Beethoven wrote sympathetically for the cello throughout his career, from the ardent, lyrical voice of the Op.1 piano trios onwards, and he rarely subjugated the instrument to its basso continuo role still prevalent in the works of Mozart and Haydn. He never contemplated a cello concerto, but his five sonatas, plus sets of crowd-pleasing variations on popular themes by Handel and Mozart, have attracted the great cellists of every era. However, the record catalogue boasts comparatively few period-instrument accounts, made according to the performing principles and bowing of Beethoven’s day, and so this new Brilliant Classics set promises a new and refreshing perspective on some perennially audacious masterpieces.
The Op.5 Sonatas are intended to
astound as well as to innovate. For the first time in the history of the cello repertoire, both instruments were invested with equal
importance. The piano writing is scarcely less bold and quick-thinking, requiring both musicians to turn on a sixpence from soloist to accompanist and back again, emulating the more equal dialogue of a string quartet. Formal novelty is also in evidence, in the expanded slow introductions and then in the four-movement structures of Op.69 and Op.102 No.1. In every way the last sonatas belongs to Beethoven’s late period: posing questions to listeners as well as performers with every bar, transcending the limits of the instruments to sing and shout, contemplate and argue.
The partnership of Mario Testori and
Costantino Mastroprimiano is an experienced one, with a well-received Brilliant Classics album (95023) of late-Classical sonatas by Hummel, Moscheles and Ries to its credit. The pianist also contributes an enlightening booklet essay to this valuable contribution to the Beethoven anniversary year.

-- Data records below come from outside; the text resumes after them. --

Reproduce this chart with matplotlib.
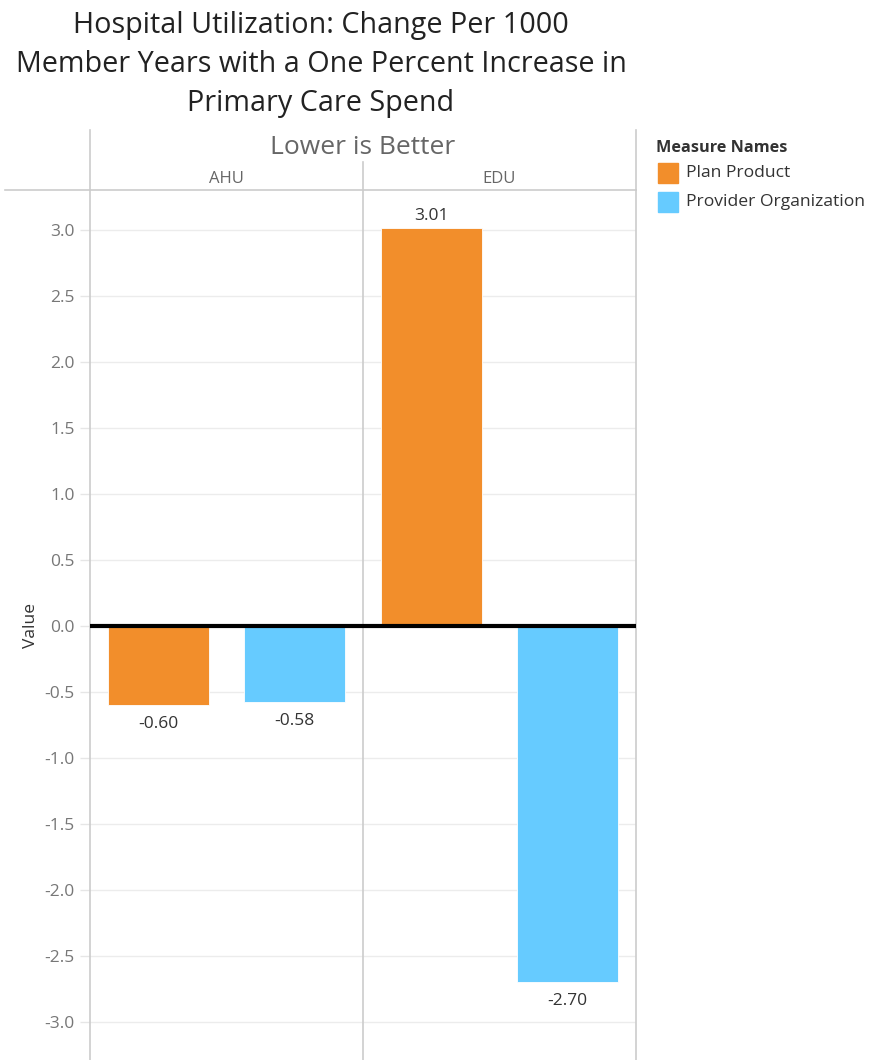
import matplotlib.pyplot as plt
from matplotlib.lines import Line2D
import numpy as np

plt.rcParams['font.family'] = ['Open Sans', 'DejaVu Sans']

# bar values per panel
groups = ['AHU', 'EDU']
measures = ['Plan Product', 'Provider Organization']
plan_product = [-0.60, 3.01]
provider_org = [-0.58, -2.70]
colors = ['#F28E2B', '#66CBFF']
title_lines = ['Hospital Utilization: Change Per 1000',
               'Member Years with a One Percent Increase in',
               'Primary Care Spend']

W, H = 872, 1060
fig = plt.figure(figsize=(W / 100, H / 100), dpi=100)

# plot area: both panels share one axes, split by a divider at x=1.5
left, right, top = 90, 636, 190
ax = fig.add_axes([left / W, 0, (right - left) / W, (H - top) / H])

for j, (vals, col) in enumerate(zip([plan_product, provider_org], colors)):
    xs = [i * 2 + j for i in range(len(groups))]
    ax.bar(xs, vals, width=0.74, color=col, edgecolor='white', linewidth=0.6, zorder=3)
    for x, v in zip(xs, vals):
        if v >= 0:
            ax.annotate(f'{v:.2f}', (x, v), xytext=(0, 3), textcoords='offset points',
                        ha='center', va='bottom', fontsize=12.5, color='#333333')
        else:
            ax.annotate(f'{v:.2f}', (x, v), xytext=(0, -8), textcoords='offset points',
                        ha='center', va='top', fontsize=12.5, color='#333333')

ax.set_xlim(-0.5, 3.5)
ax.set_ylim(-3.29, 3.30)
ax.axhline(0, color='black', lw=3, zorder=4)
ax.axvline(1.5, color='#cccccc', lw=1.2, zorder=2)

ticks = np.arange(-3.0, 3.01, 0.5)
ax.set_yticks(ticks)
ax.set_yticklabels([f'{t:.1f}' for t in ticks])
ax.tick_params(axis='y', colors='#e6e6e6', labelcolor='#777777', labelsize=12.5, length=7,
               width=1, pad=4)
ax.set_xticks([])
ax.grid(axis='y', color='#ececec', lw=1, zorder=0)
ax.set_ylabel('Value', fontsize=12.5, color='#333333', labelpad=4)

for s in ['top', 'bottom']:
    ax.spines[s].set_visible(False)
for s in ['left', 'right']:
    ax.spines[s].set_color('#cccccc')
    ax.spines[s].set_linewidth(1.2)

# header lines above the plot area
def fig_line(x0, y0, x1, y1):
    fig.add_artist(Line2D([x0 / W, x1 / W], [1 - y0 / H, 1 - y1 / H],
                          color='#cccccc', lw=1.2))

fig_line(left, 130, left, top)
fig_line(right, 130, right, top)
fig_line(362.5, 162, 362.5, top)
fig_line(5, top, right, top)

for k, line in enumerate(title_lines):
    fig.text(321 / W, 1 - (25 + k * 39) / H, line, ha='center', va='center',
             fontsize=20.7, color='#222222')
fig.text(363 / W, 1 - 148 / H, 'Lower is Better', ha='center', va='center',
         fontsize=19, color='#666666')
for i, g in enumerate(groups):
    cx = left + (i + 0.5) * (right - left) / 2
    fig.text(cx / W, 1 - 179 / H, g, ha='center', va='center', fontsize=12, color='#666666')

# legend
fig.text(656 / W, 1 - 148 / H, 'Measure Names', ha='left', va='center',
         fontsize=11.7, fontweight='bold', color='#333333')
for k, (m, col) in enumerate(zip(measures, colors)):
    yc = 173 + k * 29
    fig.add_artist(plt.Rectangle((658 / W, 1 - (yc + 10) / H), 20 / W, 20 / H,
                                 color=col, transform=fig.transFigure))
    fig.text(686 / W, 1 - yc / H, m, ha='left', va='center', fontsize=12.6, color='#333333')

fig.savefig('out.png', dpi=100)
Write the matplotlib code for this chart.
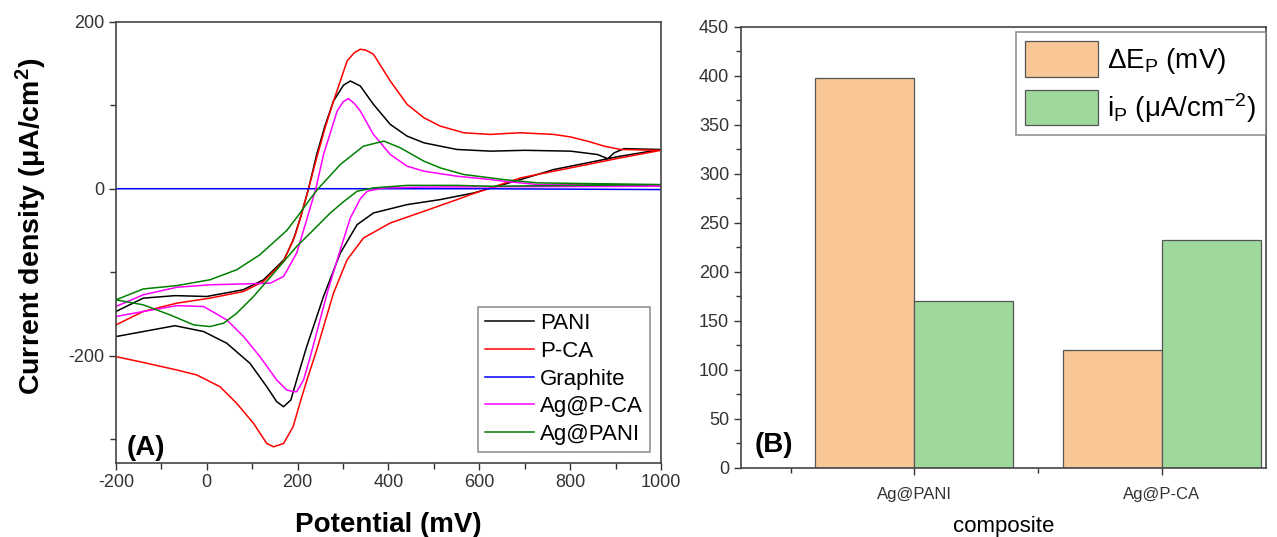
import matplotlib
matplotlib.use('Agg')
import matplotlib.pyplot as plt
import numpy as np
from matplotlib.ticker import MultipleLocator

plt.rcParams['font.family'] = ['Liberation Sans', 'DejaVu Sans']
plt.rcParams['axes.unicode_minus'] = False
plt.rcParams['mathtext.fontset'] = 'custom'
plt.rcParams['mathtext.rm'] = 'Liberation Sans'
plt.rcParams['mathtext.it'] = 'Liberation Sans'
plt.rcParams['mathtext.bf'] = 'Liberation Sans:bold'

# ---- (A) cyclic voltammograms: potential (mV), current density (uA/cm2)
# forward (anodic) scan -200 -> 1000, then reverse (cathodic) 1000 -> -200
pani_E = [-200, -140, -70, 0, 80, 125, 170, 190, 206, 224, 242, 260, 279, 301, 316, 338, 367, 404, 441, 478,
          514, 551, 625, 700, 801, 860, 883, 897, 919, 1000,
          911, 838, 764, 691, 640, 588, 514, 441, 367, 331, 294, 257, 220, 200, 185, 169, 154, 132, 95, 44,
          -7, -70, -140, -200]
pani_j = [-147, -131, -128, -129, -121, -109, -85, -62, -35, 0, 41, 75, 105, 124, 129, 123, 101, 77, 63, 55,
          51, 47, 45, 46, 45, 41, 36, 43, 48, 47,
          39, 31, 23, 11, 3, -5, -13, -19, -29, -43, -77, -129, -189, -225, -253, -261, -255, -237, -209, -185,
          -171, -164, -171, -177]

pca_E = [-200, -140, -66, 7, 81, 125, 169, 195, 206, 224, 242, 260, 279, 309, 325, 338, 350, 367, 404, 441,
         478, 514, 566, 625, 654, 691, 764, 801, 838, 875, 911, 1000,
         911, 838, 764, 691, 625, 581, 551, 478, 404, 345, 309, 279, 242, 220, 206, 190, 169, 147, 132, 103,
         66, 29, -22, -66, -140, -200]
pca_j = [-163, -147, -137, -131, -123, -111, -87, -55, -35, 0, 37, 72, 105, 153, 163, 167, 166, 161, 129, 101,
         85, 75, 67, 65, 66, 67, 65, 62, 57, 51, 47, 46,
         37, 29, 21, 13, 1, -7, -13, -27, -41, -59, -85, -125, -193, -230, -255, -285, -305, -309, -305, -281,
         -257, -237, -223, -217, -208, -201]

graphite_E = [-200, 200, 600, 1000]
graphite_j = [0, 0, 0, -1]

agpca_E = [-200, -140, -66, 7, 81, 140, 169, 198, 220, 240, 257, 287, 300, 312, 325, 338, 367, 404, 441, 478,
           551, 625, 654, 728, 1000,
           1000, 478, 390, 353, 338, 316, 294, 265, 228, 213, 198, 191, 176, 154, 117, 81, 44, -7, -66,
           -140, -200]
agpca_j = [-141, -127, -118, -115, -114, -113, -105, -77, -37, 0, 41, 93, 104, 108, 102, 93, 65, 41, 27, 21,
           15, 11, 9, 5, 4,
           3, 2, 1, -3, -12, -35, -73, -125, -201, -229, -243, -243, -241, -229, -201, -177, -157, -141, -140,
           -147, -153]

agpani_E = [-200, -140, -66, 7, 66, 117, 176, 200, 228, 245, 294, 345, 390, 426, 478, 514, 566, 625, 654, 728,
            1000,
            1000, 625, 551, 441, 367, 331, 300, 272, 228, 198, 154, 103, 66, 37, 7, -29, -81, -140, -200]
agpani_j = [-133, -120, -116, -109, -97, -79, -50, -33, -12, 0, 29, 51, 57, 49, 33, 25, 17, 13, 11, 7,
            5,
            5, 3, 4, 4, 1, -3, -16, -29, -53, -69, -97, -129, -149, -161, -165, -163, -151, -139, -133]

# ---- (B) bar chart
composites = ['Ag@PANI', 'Ag@P-CA']
delta_Ep = [398, 120]
i_p = [170, 232]

fig = plt.figure(figsize=(12.77, 5.37), dpi=100)
axA = fig.add_axes([0.0908, 0.1384, 0.4268, 0.8212])
axB = fig.add_axes([0.5803, 0.1289, 0.4111, 0.8212])

axA.plot(pani_E, pani_j, color='black', lw=1.1, label='PANI')
axA.plot(pca_E, pca_j, color='#FF0000', lw=1.1, label='P-CA')
axA.plot(graphite_E, graphite_j, color='#0000FF', lw=1.1, label='Graphite')
axA.plot(agpca_E, agpca_j, color='#FF00FF', lw=1.1, label='Ag@P-CA')
axA.plot(agpani_E, agpani_j, color='#008000', lw=1.1, label='Ag@PANI')

axA.set_xlim(-200, 1000)
axA.set_ylim(-328, 200)
axA.xaxis.set_major_locator(MultipleLocator(200))
axA.xaxis.set_minor_locator(MultipleLocator(100))
axA.yaxis.set_major_locator(MultipleLocator(200))
axA.yaxis.set_minor_locator(MultipleLocator(100))
axA.tick_params(which='both', direction='out', labelsize=13, colors='#333333', width=1.0)
axA.tick_params(which='major', length=5)
axA.tick_params(which='minor', length=4)
axA.set_xlabel('Potential (mV)', fontsize=20, fontweight='bold', labelpad=15)
axA.set_ylabel(r'Current density (μA/cm$^\mathbf{2}$)', fontsize=20.5, fontweight='bold')
axA.yaxis.set_label_coords(-0.122, 0.535)
for s in axA.spines.values():
    s.set_color('#444444')
    s.set_linewidth(1.2)
legA = axA.legend(loc='lower right', fontsize=16, frameon=True, fancybox=False, handlelength=2.2,
                  labelspacing=0.3, borderpad=0.3, handletextpad=0.3, borderaxespad=0.5)
legA.get_frame().set_edgecolor('#777777')
legA.get_frame().set_linewidth(1.2)
axA.text(0.02, 0.018, '(A)', transform=axA.transAxes, fontsize=20, fontweight='bold')

x = np.arange(1, len(composites) + 1)
w = 0.4
axB.bar(x - w / 2, delta_Ep, w, color='#F9C796', edgecolor='#555555', lw=0.9, label=r'$\Delta$E$_\mathrm{P}$ (mV)')
axB.bar(x + w / 2, i_p, w, color='#9ED89B', edgecolor='#555555', lw=0.9, label=r'i$_\mathrm{P}$ (μA/cm$^{-2}$)')
axB.set_xlim(0.3, 2.42)
axB.set_ylim(0, 450)
axB.set_xticks(x)
axB.set_xticklabels(composites)
axB.xaxis.set_minor_locator(MultipleLocator(0.5))
axB.yaxis.set_major_locator(MultipleLocator(50))
axB.yaxis.set_minor_locator(MultipleLocator(25))
axB.tick_params(which='both', direction='out', colors='#333333', width=1.0)
axB.tick_params(axis='y', labelsize=13)
axB.tick_params(axis='x', labelsize=12, pad=9)
axB.tick_params(which='major', length=5)
axB.tick_params(which='minor', length=3.5)
axB.set_xlabel('composite', fontsize=16, labelpad=10)
for s in axB.spines.values():
    s.set_color('#444444')
    s.set_linewidth(1.2)
legB = axB.legend(loc='upper right', bbox_to_anchor=(1.0, 0.989), fontsize=20, frameon=True, fancybox=False,
                  handlelength=2.6, handleheight=1.6, labelspacing=0.45, borderpad=0.35, handletextpad=0.35,
                  borderaxespad=0.0)
legB.get_frame().set_edgecolor('#777777')
legB.get_frame().set_linewidth(1.2)
axB.text(0.025, 0.036, '(B)', transform=axB.transAxes, fontsize=20, fontweight='bold')

fig.savefig('out.png', dpi=100)
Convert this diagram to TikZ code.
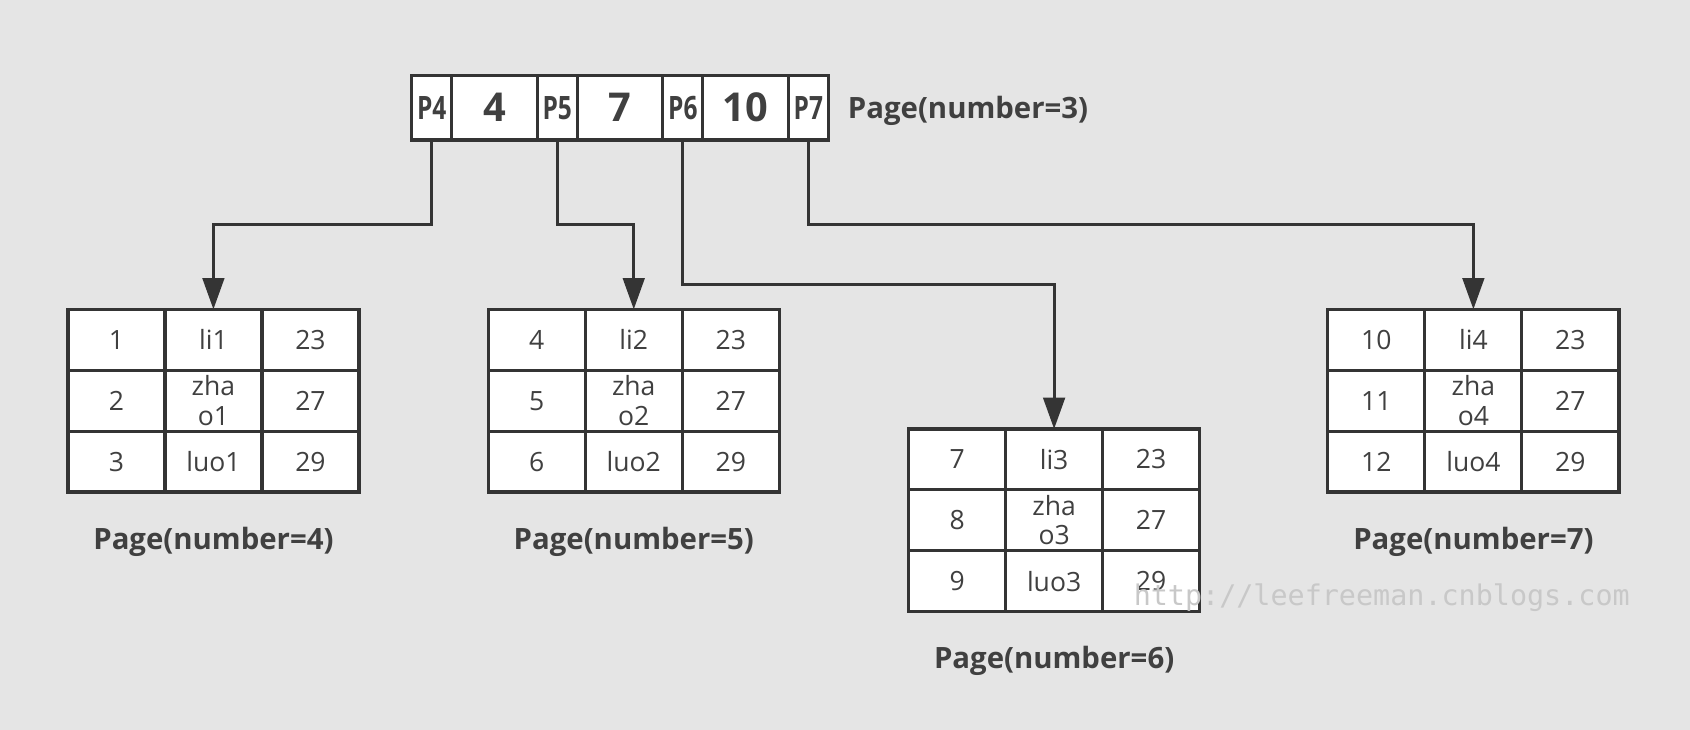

Filling “only” two CD’s, the complete works for cello and piano are quintessential and vintage Beethoven. The two youthful Opus 5 sonatas are written in virtuoso concerto style, with an especially glittering role for the piano (Beethoven was a tremendous pianist in his early years), the sonata Op. 69 is in the expansive, sonorous and deep-feeling tonal language of Beethoven’s Middle-Period, whereas the two Late sonatas Op. 102 are marvels of originality, experiment, “quirkiness” and humanity.
This new recording is played on period instruments by two seasoned specialists in the HIP movement (Historically Informed Performance Practice): Formerly of ensemble Il Giardino Armonico, cellist Marco Testori has performed in concert halls around the world, including London’s Wigmore Hall and Carnegie Hall in New York. He is Professor of Baroque Cello at Salzburg’s Universität Mozarteum. Costantino Mastroprimiano is an accomplished and respected fortepianist, who has extensively recorded for Brilliant Classics, notably the complete Piano Sonatas by Clementi and Hummel, as well as works by Alkan, Moscheles, Ries and others.